— Start Supplied data —

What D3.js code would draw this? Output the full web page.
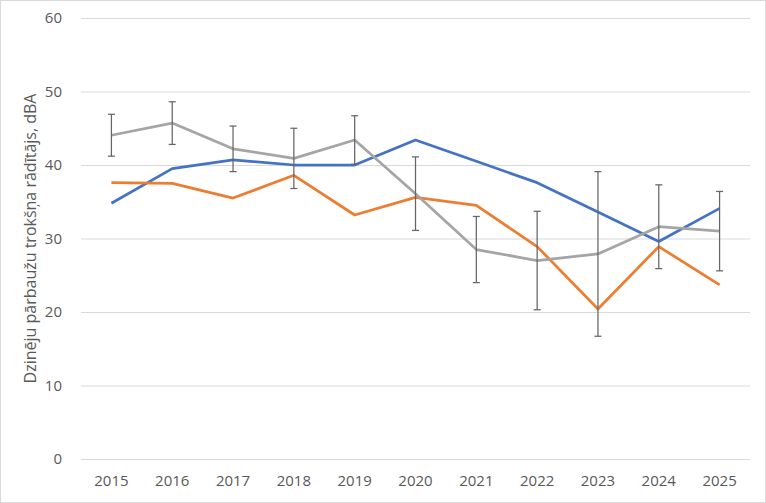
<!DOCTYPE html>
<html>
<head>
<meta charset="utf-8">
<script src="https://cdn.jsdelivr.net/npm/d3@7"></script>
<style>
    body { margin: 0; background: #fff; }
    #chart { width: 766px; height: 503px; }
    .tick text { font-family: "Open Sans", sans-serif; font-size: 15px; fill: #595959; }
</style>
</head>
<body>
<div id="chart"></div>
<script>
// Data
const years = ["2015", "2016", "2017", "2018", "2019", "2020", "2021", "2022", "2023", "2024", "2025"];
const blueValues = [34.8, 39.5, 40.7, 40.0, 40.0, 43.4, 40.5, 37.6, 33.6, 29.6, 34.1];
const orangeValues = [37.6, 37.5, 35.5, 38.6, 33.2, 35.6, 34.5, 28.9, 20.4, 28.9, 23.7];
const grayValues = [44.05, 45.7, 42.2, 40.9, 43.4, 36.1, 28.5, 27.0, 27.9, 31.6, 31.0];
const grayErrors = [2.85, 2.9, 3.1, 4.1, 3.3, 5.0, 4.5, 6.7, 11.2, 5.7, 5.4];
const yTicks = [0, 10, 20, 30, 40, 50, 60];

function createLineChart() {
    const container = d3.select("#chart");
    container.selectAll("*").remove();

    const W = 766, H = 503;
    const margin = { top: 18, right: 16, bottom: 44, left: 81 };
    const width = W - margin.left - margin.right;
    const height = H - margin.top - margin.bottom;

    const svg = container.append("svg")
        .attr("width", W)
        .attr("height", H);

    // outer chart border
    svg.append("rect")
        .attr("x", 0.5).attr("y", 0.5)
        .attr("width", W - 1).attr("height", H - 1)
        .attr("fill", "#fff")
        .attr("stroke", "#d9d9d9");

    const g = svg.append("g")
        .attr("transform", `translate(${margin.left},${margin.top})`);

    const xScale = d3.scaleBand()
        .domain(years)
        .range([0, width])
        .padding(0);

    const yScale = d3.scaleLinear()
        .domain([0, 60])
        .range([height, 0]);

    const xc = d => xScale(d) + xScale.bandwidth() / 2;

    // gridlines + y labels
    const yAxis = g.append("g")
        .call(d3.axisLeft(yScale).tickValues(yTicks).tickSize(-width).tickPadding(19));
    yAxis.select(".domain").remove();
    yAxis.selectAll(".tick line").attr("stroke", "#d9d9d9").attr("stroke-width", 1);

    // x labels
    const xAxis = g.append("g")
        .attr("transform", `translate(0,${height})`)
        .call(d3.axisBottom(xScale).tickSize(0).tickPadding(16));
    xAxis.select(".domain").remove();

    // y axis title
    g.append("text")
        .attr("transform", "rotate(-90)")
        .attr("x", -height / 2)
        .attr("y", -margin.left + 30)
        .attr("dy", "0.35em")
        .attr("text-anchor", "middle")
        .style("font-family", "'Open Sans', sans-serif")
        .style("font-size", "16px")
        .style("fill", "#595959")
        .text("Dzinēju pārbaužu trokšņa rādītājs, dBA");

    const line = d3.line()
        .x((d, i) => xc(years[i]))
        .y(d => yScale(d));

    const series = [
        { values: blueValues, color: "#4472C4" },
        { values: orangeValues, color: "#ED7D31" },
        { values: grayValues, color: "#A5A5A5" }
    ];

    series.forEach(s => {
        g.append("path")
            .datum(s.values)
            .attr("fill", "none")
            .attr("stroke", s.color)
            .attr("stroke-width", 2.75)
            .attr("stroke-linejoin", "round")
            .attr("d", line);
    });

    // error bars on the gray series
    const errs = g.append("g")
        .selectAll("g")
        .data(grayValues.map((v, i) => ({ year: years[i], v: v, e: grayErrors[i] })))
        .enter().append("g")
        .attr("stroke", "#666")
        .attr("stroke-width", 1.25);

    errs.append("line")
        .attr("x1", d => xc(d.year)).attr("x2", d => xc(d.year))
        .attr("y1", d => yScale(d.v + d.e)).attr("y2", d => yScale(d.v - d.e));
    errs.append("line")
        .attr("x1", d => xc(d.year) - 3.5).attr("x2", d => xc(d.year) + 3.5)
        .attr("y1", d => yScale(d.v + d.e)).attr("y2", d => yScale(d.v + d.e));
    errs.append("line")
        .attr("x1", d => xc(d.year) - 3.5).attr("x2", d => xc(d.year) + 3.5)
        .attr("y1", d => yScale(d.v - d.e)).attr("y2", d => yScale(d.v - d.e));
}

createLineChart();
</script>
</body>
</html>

— End Supplied data —

Description of the task:
Every line above should be returned word for word, with the pictures left behind.

Solution to this task:
What D3.js code would draw this? Output the full web page.
<!DOCTYPE html>
<html>
<head>
<meta charset="utf-8">
<script src="https://cdn.jsdelivr.net/npm/d3@7"></script>
<style>
    body { margin: 0; background: #fff; }
    #chart { width: 766px; height: 503px; }
    .tick text { font-family: "Open Sans", sans-serif; font-size: 15px; fill: #595959; }
</style>
</head>
<body>
<div id="chart"></div>
<script>
// Data
const years = ["2015", "2016", "2017", "2018", "2019", "2020", "2021", "2022", "2023", "2024", "2025"];
const blueValues = [34.8, 39.5, 40.7, 40.0, 40.0, 43.4, 40.5, 37.6, 33.6, 29.6, 34.1];
const orangeValues = [37.6, 37.5, 35.5, 38.6, 33.2, 35.6, 34.5, 28.9, 20.4, 28.9, 23.7];
const grayValues = [44.05, 45.7, 42.2, 40.9, 43.4, 36.1, 28.5, 27.0, 27.9, 31.6, 31.0];
const grayErrors = [2.85, 2.9, 3.1, 4.1, 3.3, 5.0, 4.5, 6.7, 11.2, 5.7, 5.4];
const yTicks = [0, 10, 20, 30, 40, 50, 60];

function createLineChart() {
    const container = d3.select("#chart");
    container.selectAll("*").remove();

    const W = 766, H = 503;
    const margin = { top: 18, right: 16, bottom: 44, left: 81 };
    const width = W - margin.left - margin.right;
    const height = H - margin.top - margin.bottom;

    const svg = container.append("svg")
        .attr("width", W)
        .attr("height", H);

    // outer chart border
    svg.append("rect")
        .attr("x", 0.5).attr("y", 0.5)
        .attr("width", W - 1).attr("height", H - 1)
        .attr("fill", "#fff")
        .attr("stroke", "#d9d9d9");

    const g = svg.append("g")
        .attr("transform", `translate(${margin.left},${margin.top})`);

    const xScale = d3.scaleBand()
        .domain(years)
        .range([0, width])
        .padding(0);

    const yScale = d3.scaleLinear()
        .domain([0, 60])
        .range([height, 0]);

    const xc = d => xScale(d) + xScale.bandwidth() / 2;

    // gridlines + y labels
    const yAxis = g.append("g")
        .call(d3.axisLeft(yScale).tickValues(yTicks).tickSize(-width).tickPadding(19));
    yAxis.select(".domain").remove();
    yAxis.selectAll(".tick line").attr("stroke", "#d9d9d9").attr("stroke-width", 1);

    // x labels
    const xAxis = g.append("g")
        .attr("transform", `translate(0,${height})`)
        .call(d3.axisBottom(xScale).tickSize(0).tickPadding(16));
    xAxis.select(".domain").remove();

    // y axis title
    g.append("text")
        .attr("transform", "rotate(-90)")
        .attr("x", -height / 2)
        .attr("y", -margin.left + 30)
        .attr("dy", "0.35em")
        .attr("text-anchor", "middle")
        .style("font-family", "'Open Sans', sans-serif")
        .style("font-size", "16px")
        .style("fill", "#595959")
        .text("Dzinēju pārbaužu trokšņa rādītājs, dBA");

    const line = d3.line()
        .x((d, i) => xc(years[i]))
        .y(d => yScale(d));

    const series = [
        { values: blueValues, color: "#4472C4" },
        { values: orangeValues, color: "#ED7D31" },
        { values: grayValues, color: "#A5A5A5" }
    ];

    series.forEach(s => {
        g.append("path")
            .datum(s.values)
            .attr("fill", "none")
            .attr("stroke", s.color)
            .attr("stroke-width", 2.75)
            .attr("stroke-linejoin", "round")
            .attr("d", line);
    });

    // error bars on the gray series
    const errs = g.append("g")
        .selectAll("g")
        .data(grayValues.map((v, i) => ({ year: years[i], v: v, e: grayErrors[i] })))
        .enter().append("g")
        .attr("stroke", "#666")
        .attr("stroke-width", 1.25);

    errs.append("line")
        .attr("x1", d => xc(d.year)).attr("x2", d => xc(d.year))
        .attr("y1", d => yScale(d.v + d.e)).attr("y2", d => yScale(d.v - d.e));
    errs.append("line")
        .attr("x1", d => xc(d.year) - 3.5).attr("x2", d => xc(d.year) + 3.5)
        .attr("y1", d => yScale(d.v + d.e)).attr("y2", d => yScale(d.v + d.e));
    errs.append("line")
        .attr("x1", d => xc(d.year) - 3.5).attr("x2", d => xc(d.year) + 3.5)
        .attr("y1", d => yScale(d.v - d.e)).attr("y2", d => yScale(d.v - d.e));
}

createLineChart();
</script>
</body>
</html>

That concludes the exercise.